Arendse in his reply to SAPS said that regarding the Qolani matter, SAPS had displayed “shocking lack of empathy”.
“We have not heard from police that they have conducted an investigation … nothing has been said from the police that this kind of treatment is unacceptable, and that the perpetrators of the crime will be brought to account and arrested. The City has engaged in unlawful behaviour and intends to continue to do so - demolished and evicted without court order. Yet though SAPS have been present, they have not intervened to prevent these unlawful actions. SAPS is regularly present when ALIU demolishes. Now, SAPS come and say it’s nothing to do with us. This should concern the court: when people say nothing, it means a lot.”
Arendse also said: “The City has become a judge in their own cause. They take the law into their own hands, and decide who to evict, what constitutes a home, what constitutes a resident. This is not helped by the terms of the tender that the court has seen which encourages this kind of uncontrolled illegal conduct - there is no guidance given.
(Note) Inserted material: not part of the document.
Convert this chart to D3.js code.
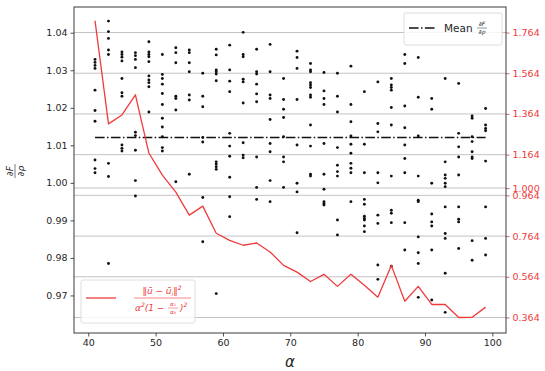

We haven’t seen any directives or guidelines for what is occupied and what is unoccupied.”
Arendse said that the egregious treatment of Qolani showed that there was an endemic problem with culture in the City’s Law Enforcement, and this was not simply an isolated incident. “‘A few bad apples’ is no defence,” said Arendse. “It’s all of them - from the mayor all the way down to the ALIU officials.”
In his reply, Ngcukaitobi said that the EFF argued, with reference to the evidence of recent ALIU operations and City’s own records, that the ALIU operates with a worrying degree of arbitrariness. “When a City decides when a structure is occupied or unoccupied their policy is opaque, and directed by the fantasies of the officials on sight … the City’s rights as owners of property is not outside the constraint of the rule of law.” Ngcukaitobi said that the City could not provide evidence that there was a “reasonable, rational constitutionally-constrained way for them to evaluate whether a structure was occupied or unoccupied.”
Ngcukaitobi said that an interim interdict would minimise tensions in eviction and demolitions, as court supervision may minimise the potential for social conflict. Against the City’s assertion that such an interdict would lead to more occupations of land, Ngcukaitobi said: “Invasions or incursions are happening at a rapid pace, with or without judicial oversight - it is happening with or without the court… [An interdict] would ensure that it is not a metro officer who will decide whether you have a home today.”
Judgment was reserved by Justices Allie and Meer, but it was indicated that a reasoned judgment on the interim interdict would be delivered soon due to the pressing nature of the matter.